Defeating Writer's Block
Writer's Block. You have experienced it at least once in your life. If you write often, you have experienced it more than once.
I have had a long bout of Writer's Block. More than a month of staring at the screen and not being able to execute. No creativity. No learning. No value added to the world. Tragedy.
Having Writer's Block was breaking my heart and ultimately breaking my bank account. I had to get out of the rut. I tried many things but continued to fail.
What ultimately got me out of failure mode and back onto a productive track was learned from the movie Finding Forrester.
Just to start typing. If that doesn't work, find someone else's work, and start typing their work until you find your own words.
I had a task. I needed to build something. I stared at my screen for three days. Nothing. I told my wife I had to fix the problem. Luckily, what I had to build had been built before. I just needed to implement it for our system. The pattern was there. While trying to get out of Writer's Block last month, I attacked a problem and copy-pasted the example code. I changed a couple of values, but I didn't understand it. I was still in failure mode. I was still blocked.
As I sat looking at the example I considered copy-pasting again, but I knew that would not work. I remembered the scene from Finding Forrester. "The first key to writing, is to write, not to think."

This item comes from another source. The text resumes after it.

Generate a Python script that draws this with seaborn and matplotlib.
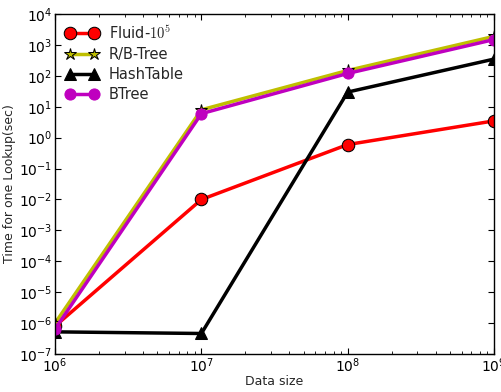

So this time I skipped copy and paste. I typed it in. Inefficient? Yes, very. But something was different this time. Something had changed. Knowledge and understanding were swooshing around my brain like smoke from a fire. Instead of disappearing into the air, the knowledge-smoke was solidifying. Almost in reverse. The smoke became fire, and then became wood. Solid knowledge. Productivity. Nothing really new was created, it was still just a copy with a couple of changes to make it work for my purposes. But the act of writing got me over the hump.
The creativity is coming back, slowly. I am writing code again and my productivity is greater than zero. I have defeated Writer's Block. So can you.